What It’s All Gonna Break is not, Chung and the band members point out, is some kind of exposé of BSS’s often-messy interpersonal dynamics that go hand in hand with any big group of creative collaborators who have to navigate the ups and downs of success.

“It’s a snapshot of friendship. We know people will go, ‘Where’s the drama?’ That’s the stuff they want,” Drew says. “I’m grateful we worked with Stephen because we didn’t manipulate anything – it’s just all of us sitting there saying, ‘Hey, this is how I saw it happen.’ I’ll tell you one thing: I know when I die, if they made a documentary about me, these guys would [roast] me the entire time,” he adds, laughing.

Even though it’s finally being released, the film hasn’t had an easy ride along the way, missing a key funding cycle and not being selected for either the Toronto International Film Festival or the Hot Docs festival last year – a major blow, especially for a first-time filmmaker looking for local support, Chung admits.

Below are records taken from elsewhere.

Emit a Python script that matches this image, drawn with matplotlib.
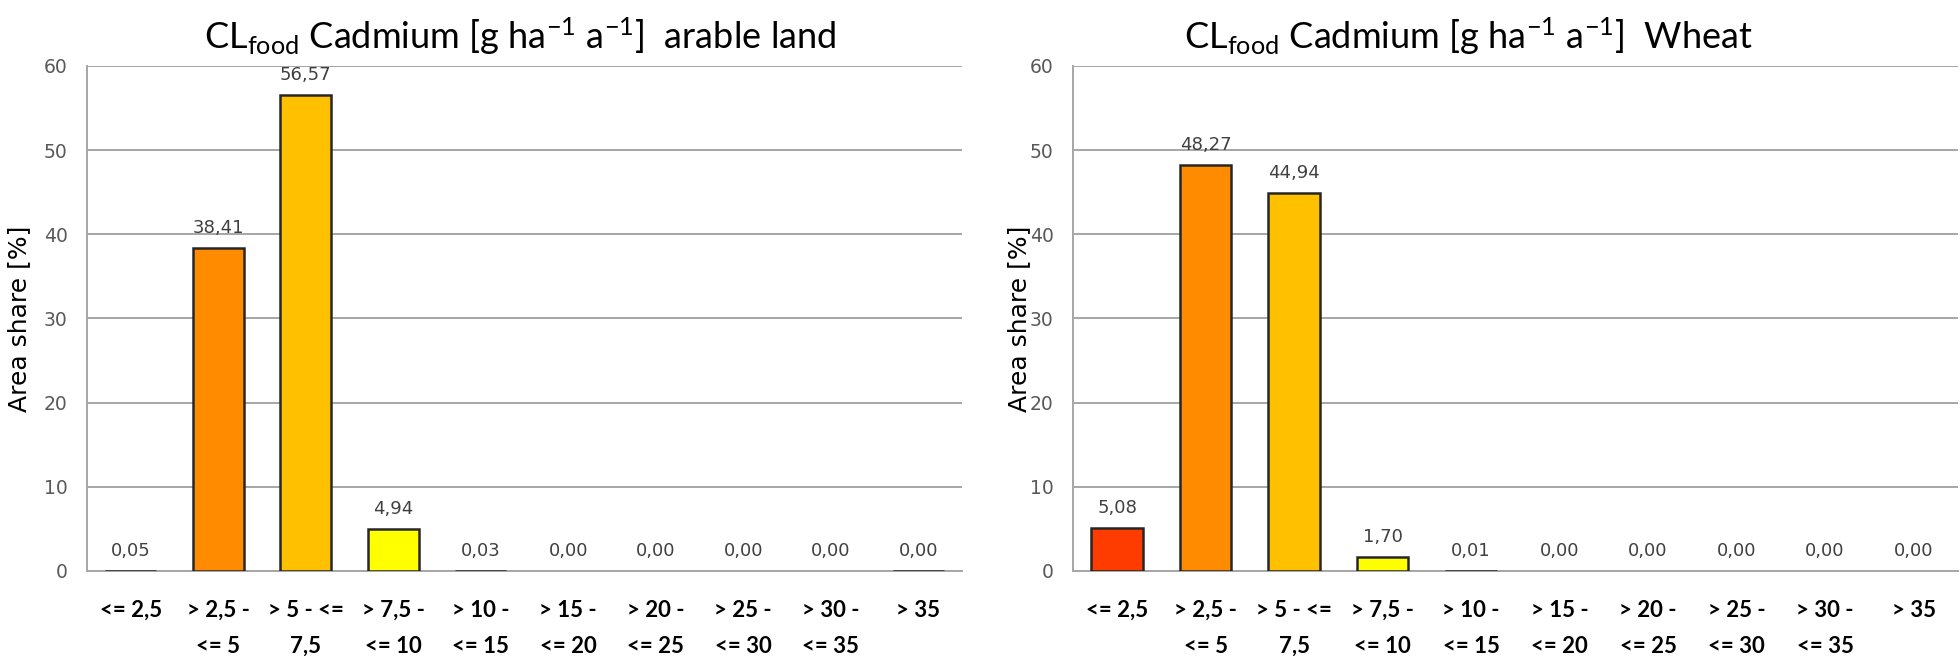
import numpy as np
import matplotlib
matplotlib.use("Agg")
import matplotlib.pyplot as plt

plt.rcParams['mathtext.fontset'] = 'custom'
plt.rcParams['mathtext.rm'] = 'Lato'
plt.rcParams['mathtext.it'] = 'Lato'
plt.rcParams['mathtext.bf'] = 'Lato:bold'
plt.rcParams['mathtext.default'] = 'regular'

categories = ["<= 2,5", "> 2,5 -\n<= 5", "> 5 - <=\n7,5", "> 7,5 -\n<= 10", "> 10 -\n<= 15",
              "> 15 -\n<= 20", "> 20 -\n<= 25", "> 25 -\n<= 30", "> 30 -\n<= 35", "> 35"]
arable = [0.05, 38.41, 56.57, 4.94, 0.03, 0.0, 0.0, 0.0, 0.0, 0.004]
wheat = [5.08, 48.27, 44.94, 1.70, 0.01, 0.0, 0.0, 0.0, 0.0, 0.0]
bar_colors = ["#FF3C00", "#FF8C00", "#FFC000", "#FFFF00", "#92D050",
              "#00B050", "#00B0F0", "#0070C0", "#002060", "#7030A0"]

titles = [r"CL$_{food}$ Cadmium [g ha$^{-1}$ a$^{-1}$]  arable land",
          r"CL$_{food}$ Cadmium [g ha$^{-1}$ a$^{-1}$]  Wheat"]

fig = plt.figure(figsize=(19.6, 6.56), dpi=100)
ax1 = fig.add_axes([0.0444, 0.1296, 0.4464, 0.7698])
ax2 = fig.add_axes([0.5474, 0.1296, 0.4515, 0.7698])

title_x = [520 / 1960, 1469 / 1960]
ylab_x = [19 / 1960, 1019 / 1960]

for i, (ax, vals) in enumerate([(ax1, arable), (ax2, wheat)]):
    x = np.arange(len(categories))
    edges = ["#262626" if v > 0 else "none" for v in vals]
    ax.bar(x, vals, width=0.58, color=bar_colors, edgecolor=edges, linewidth=1.8, zorder=3)
    for xi, v in zip(x, vals):
        ax.text(xi, v + 1.3, f"{v:.2f}".replace(".", ","), ha="center", va="bottom",
                fontsize=13, color="#404040", family="DejaVu Sans")
    ax.set_xlim(-0.5, 9.5)
    ax.set_ylim(0, 60)
    ax.set_yticks(range(0, 61, 10))
    ax.set_xticks(x)
    ax.set_xticklabels(categories, fontsize=16, fontweight="bold",
                       family="Lato", linespacing=1.85)
    ax.tick_params(axis="both", length=0)
    ax.tick_params(axis="x", pad=21)
    ax.tick_params(axis="y", pad=14, labelsize=13.5, labelcolor="#595959")
    ax.grid(axis="y", color="#A6A6A6", linewidth=1.4, zorder=0)
    for s in ["top", "right"]:
        ax.spines[s].set_visible(False)
    for s in ["left", "bottom"]:
        ax.spines[s].set_color("#A6A6A6")
        ax.spines[s].set_linewidth(1.4)
    fig.text(ylab_x[i], 0.1296 + 0.7698 / 2, "Area share [%]", rotation=90,
             ha="center", va="center", fontsize=18, family="DejaVu Sans")
    fig.text(title_x[i], 1 - 36 / 656, titles[i], ha="center", va="center",
             fontsize=26, family="Lato")

fig.savefig("out.png", dpi=100)
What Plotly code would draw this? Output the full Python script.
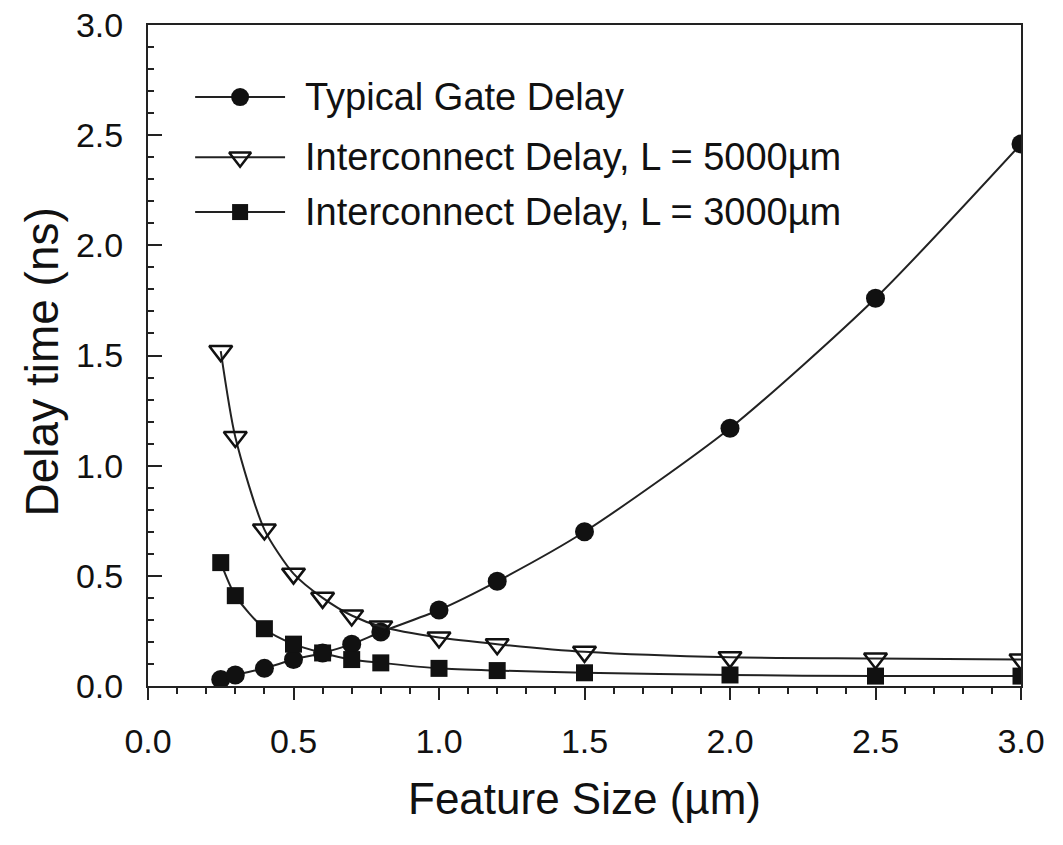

Now that it’s out, he’s looking forward to a Canadian theatrical run before the film streams on Crave later this year. But first, he’s excited to show the film to a hometown crowd, where he’ll try to corral as many BSS members, old and new, that can fit onto the Hot Docs stage for a Q&A after both screenings.

“It’s a photo album from a time when we were young and hung out and had a lot of fun – a time when lightning struck and these amazing, beautiful, creative people made this fantastic bunch of records,” Chung says.

“I’m very happy with where it landed – it’s just a sweet moment in time. It’s my version of my intersection with the band and how they came together and loved each other and loved making music.”